§ **WHAT IS NEEDED**:
Give back exactly the lines from the beginning of the listing below to the line holding "ReferenceLine, XAxis, YAxis", both ends included; the pictures stay out.

-- start --

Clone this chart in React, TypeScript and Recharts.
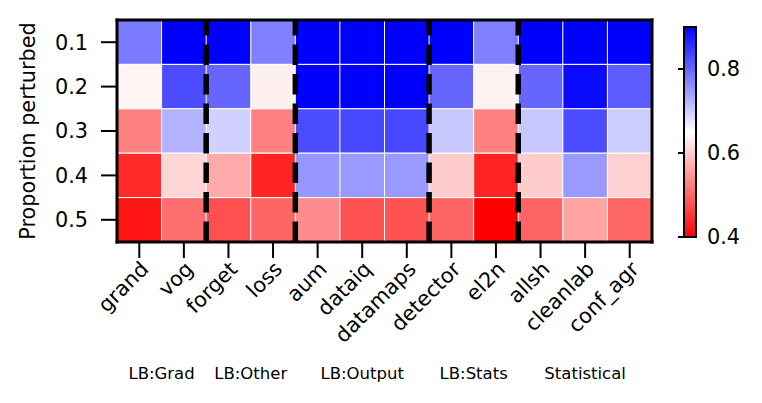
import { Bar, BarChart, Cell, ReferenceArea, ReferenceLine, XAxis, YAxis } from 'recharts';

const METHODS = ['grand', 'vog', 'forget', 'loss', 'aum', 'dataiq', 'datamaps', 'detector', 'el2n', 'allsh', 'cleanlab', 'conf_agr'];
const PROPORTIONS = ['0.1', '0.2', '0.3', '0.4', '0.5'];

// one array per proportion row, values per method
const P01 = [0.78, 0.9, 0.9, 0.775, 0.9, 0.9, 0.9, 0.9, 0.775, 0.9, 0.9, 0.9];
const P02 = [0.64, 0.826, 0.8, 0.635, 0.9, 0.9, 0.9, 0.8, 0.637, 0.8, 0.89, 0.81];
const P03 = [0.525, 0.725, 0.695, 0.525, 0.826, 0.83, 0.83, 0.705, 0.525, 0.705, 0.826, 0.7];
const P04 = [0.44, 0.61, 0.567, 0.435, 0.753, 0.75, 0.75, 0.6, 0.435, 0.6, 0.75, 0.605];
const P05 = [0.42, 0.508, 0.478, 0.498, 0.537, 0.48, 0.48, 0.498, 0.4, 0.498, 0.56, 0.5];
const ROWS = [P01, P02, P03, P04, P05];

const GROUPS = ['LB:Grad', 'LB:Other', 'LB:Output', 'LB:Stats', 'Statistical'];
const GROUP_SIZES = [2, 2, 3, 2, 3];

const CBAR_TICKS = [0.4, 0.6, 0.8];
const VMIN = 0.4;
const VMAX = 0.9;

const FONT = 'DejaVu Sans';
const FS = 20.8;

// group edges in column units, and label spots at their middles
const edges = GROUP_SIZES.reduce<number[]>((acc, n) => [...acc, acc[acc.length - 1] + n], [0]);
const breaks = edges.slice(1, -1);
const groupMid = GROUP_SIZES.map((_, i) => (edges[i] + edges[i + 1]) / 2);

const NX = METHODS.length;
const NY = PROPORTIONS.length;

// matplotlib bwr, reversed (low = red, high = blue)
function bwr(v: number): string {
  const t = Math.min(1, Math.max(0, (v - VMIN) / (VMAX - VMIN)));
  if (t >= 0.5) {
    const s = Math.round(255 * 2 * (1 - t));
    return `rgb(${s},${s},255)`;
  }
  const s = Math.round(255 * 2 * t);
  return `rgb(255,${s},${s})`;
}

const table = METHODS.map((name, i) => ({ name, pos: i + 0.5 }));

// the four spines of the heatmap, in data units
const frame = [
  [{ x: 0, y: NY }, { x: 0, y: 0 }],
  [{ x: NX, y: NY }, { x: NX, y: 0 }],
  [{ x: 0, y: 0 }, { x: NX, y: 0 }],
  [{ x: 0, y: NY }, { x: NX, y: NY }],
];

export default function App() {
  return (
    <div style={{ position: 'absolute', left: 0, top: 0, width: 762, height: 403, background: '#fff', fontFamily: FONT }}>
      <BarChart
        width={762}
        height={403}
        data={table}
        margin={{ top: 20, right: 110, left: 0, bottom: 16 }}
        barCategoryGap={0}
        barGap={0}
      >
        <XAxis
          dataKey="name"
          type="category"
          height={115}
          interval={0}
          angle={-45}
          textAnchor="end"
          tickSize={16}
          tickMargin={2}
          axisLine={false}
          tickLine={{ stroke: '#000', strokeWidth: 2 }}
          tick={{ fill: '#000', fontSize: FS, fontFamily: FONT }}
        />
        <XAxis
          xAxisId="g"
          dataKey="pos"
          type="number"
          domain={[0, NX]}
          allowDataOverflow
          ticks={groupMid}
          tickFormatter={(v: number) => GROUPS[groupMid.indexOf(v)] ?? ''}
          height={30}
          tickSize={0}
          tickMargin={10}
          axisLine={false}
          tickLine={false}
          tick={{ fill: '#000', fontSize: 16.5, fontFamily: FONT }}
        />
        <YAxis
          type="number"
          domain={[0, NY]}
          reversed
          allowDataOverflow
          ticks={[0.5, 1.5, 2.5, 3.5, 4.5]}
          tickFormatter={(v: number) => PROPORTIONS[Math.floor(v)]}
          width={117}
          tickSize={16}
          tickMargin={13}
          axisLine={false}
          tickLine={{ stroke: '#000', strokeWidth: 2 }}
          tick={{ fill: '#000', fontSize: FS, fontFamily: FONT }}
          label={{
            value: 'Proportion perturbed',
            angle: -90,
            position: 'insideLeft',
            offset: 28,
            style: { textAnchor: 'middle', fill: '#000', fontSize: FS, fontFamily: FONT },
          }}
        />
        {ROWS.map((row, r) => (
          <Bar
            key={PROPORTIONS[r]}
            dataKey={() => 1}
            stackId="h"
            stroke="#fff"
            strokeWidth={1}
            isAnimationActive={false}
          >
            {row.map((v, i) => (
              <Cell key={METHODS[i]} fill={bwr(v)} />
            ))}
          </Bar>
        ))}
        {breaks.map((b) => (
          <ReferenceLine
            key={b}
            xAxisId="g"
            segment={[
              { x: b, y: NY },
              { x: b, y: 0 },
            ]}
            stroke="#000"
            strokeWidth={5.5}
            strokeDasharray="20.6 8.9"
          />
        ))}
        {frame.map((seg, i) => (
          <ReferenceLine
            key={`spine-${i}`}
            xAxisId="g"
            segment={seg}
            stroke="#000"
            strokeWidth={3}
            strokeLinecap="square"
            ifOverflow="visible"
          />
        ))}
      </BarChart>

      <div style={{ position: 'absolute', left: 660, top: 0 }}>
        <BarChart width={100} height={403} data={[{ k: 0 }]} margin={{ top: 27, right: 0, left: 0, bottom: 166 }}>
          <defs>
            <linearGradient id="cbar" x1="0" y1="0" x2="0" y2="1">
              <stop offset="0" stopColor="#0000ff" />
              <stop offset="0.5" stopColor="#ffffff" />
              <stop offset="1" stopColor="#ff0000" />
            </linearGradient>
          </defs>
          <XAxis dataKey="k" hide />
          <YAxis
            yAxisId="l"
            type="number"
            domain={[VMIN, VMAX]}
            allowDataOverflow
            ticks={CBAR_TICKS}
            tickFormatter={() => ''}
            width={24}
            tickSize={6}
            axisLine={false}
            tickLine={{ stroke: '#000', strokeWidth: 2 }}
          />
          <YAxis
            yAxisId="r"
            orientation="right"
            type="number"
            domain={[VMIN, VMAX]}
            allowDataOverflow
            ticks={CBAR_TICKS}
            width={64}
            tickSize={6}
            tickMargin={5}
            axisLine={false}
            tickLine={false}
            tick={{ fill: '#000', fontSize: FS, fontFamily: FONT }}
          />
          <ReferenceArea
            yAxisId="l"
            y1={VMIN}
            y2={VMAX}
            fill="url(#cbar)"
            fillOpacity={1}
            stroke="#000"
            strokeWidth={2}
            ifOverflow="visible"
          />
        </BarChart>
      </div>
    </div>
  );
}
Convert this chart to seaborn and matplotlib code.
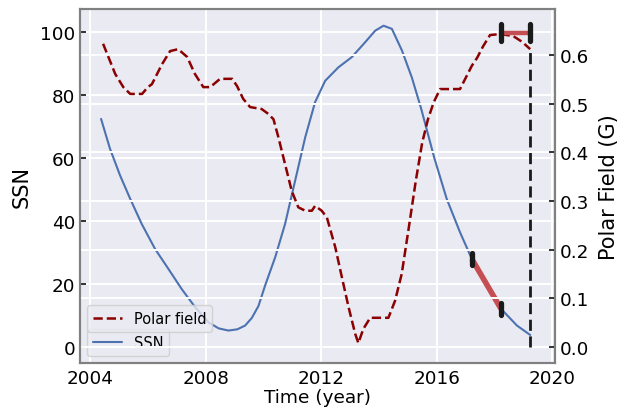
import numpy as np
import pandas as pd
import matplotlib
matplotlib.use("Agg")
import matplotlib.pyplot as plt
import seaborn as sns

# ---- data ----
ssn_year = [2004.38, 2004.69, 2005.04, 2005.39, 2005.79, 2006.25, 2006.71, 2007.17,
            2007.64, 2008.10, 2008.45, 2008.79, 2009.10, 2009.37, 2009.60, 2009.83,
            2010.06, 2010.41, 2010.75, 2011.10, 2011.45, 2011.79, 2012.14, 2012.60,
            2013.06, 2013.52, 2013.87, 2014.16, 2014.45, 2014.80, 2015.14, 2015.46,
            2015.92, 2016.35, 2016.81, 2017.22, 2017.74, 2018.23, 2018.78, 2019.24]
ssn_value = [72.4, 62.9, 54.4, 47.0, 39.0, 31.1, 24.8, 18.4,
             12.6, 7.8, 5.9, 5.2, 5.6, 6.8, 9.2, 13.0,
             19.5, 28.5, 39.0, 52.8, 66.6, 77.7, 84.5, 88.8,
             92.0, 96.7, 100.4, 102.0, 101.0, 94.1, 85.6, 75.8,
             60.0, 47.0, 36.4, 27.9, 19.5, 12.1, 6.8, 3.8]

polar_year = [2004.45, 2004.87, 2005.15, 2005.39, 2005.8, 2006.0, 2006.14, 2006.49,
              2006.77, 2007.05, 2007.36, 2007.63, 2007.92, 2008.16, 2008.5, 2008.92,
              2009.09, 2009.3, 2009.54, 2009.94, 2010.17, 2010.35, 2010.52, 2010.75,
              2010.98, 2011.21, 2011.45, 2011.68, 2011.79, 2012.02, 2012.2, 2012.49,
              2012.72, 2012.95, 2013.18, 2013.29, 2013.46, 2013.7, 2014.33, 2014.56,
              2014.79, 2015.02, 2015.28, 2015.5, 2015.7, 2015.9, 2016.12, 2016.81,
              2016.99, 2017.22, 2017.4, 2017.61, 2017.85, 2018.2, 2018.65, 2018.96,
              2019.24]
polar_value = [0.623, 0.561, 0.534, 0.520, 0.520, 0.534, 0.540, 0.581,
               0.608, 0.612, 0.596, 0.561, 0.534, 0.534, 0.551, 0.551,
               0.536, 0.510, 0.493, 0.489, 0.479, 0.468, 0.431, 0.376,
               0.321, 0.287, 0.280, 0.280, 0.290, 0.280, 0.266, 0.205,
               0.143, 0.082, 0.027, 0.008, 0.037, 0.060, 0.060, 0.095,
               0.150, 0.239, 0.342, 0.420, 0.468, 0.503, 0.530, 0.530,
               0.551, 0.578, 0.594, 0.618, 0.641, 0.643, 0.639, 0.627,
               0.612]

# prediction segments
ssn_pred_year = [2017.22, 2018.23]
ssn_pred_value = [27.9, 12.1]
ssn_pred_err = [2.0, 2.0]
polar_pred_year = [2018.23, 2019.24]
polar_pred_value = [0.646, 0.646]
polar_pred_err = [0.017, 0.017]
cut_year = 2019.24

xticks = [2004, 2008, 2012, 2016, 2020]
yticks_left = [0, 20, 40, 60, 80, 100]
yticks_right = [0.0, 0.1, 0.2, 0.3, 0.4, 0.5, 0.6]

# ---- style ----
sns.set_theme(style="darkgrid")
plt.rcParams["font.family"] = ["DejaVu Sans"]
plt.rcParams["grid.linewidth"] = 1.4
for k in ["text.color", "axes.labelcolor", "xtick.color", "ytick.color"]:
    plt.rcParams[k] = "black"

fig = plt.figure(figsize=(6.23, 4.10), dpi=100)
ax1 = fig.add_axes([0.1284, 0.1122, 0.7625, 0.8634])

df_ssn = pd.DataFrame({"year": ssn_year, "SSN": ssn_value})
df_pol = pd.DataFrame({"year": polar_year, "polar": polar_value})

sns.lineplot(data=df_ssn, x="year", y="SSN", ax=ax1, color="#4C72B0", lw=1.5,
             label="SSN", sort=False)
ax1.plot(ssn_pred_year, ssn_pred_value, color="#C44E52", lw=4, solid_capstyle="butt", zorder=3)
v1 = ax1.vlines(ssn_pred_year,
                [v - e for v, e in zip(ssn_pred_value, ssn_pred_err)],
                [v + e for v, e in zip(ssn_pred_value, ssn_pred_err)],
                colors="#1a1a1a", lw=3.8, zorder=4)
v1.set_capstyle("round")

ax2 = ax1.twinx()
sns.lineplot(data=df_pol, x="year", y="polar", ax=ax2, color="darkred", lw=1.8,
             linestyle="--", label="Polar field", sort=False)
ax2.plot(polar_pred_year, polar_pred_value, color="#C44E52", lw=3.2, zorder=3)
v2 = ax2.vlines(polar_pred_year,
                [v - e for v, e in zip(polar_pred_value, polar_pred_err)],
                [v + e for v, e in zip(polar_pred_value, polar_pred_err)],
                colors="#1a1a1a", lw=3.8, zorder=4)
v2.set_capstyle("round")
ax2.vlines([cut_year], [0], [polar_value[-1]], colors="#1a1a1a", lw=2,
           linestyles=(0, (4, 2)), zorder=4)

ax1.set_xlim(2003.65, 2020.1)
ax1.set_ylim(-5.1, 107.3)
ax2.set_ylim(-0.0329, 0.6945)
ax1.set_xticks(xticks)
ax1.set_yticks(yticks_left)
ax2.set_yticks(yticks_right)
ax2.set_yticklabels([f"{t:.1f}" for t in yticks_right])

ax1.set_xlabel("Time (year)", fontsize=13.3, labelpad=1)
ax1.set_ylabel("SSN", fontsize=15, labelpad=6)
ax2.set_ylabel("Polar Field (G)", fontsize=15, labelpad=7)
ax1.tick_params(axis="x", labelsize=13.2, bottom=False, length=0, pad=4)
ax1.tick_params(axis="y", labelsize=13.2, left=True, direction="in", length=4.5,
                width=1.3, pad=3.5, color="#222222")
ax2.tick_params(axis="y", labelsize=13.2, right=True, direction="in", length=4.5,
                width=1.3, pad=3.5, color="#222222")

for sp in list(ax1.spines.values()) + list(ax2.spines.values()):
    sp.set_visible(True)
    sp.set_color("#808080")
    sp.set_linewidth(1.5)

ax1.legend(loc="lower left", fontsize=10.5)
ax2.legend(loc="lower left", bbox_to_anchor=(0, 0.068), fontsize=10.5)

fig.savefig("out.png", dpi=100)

-- end --

§ **FULL RESPONSE**:
Clone this chart in React, TypeScript and Recharts.
import { Bar, BarChart, Cell, ReferenceArea, ReferenceLine, XAxis, YAxis } from 'recharts';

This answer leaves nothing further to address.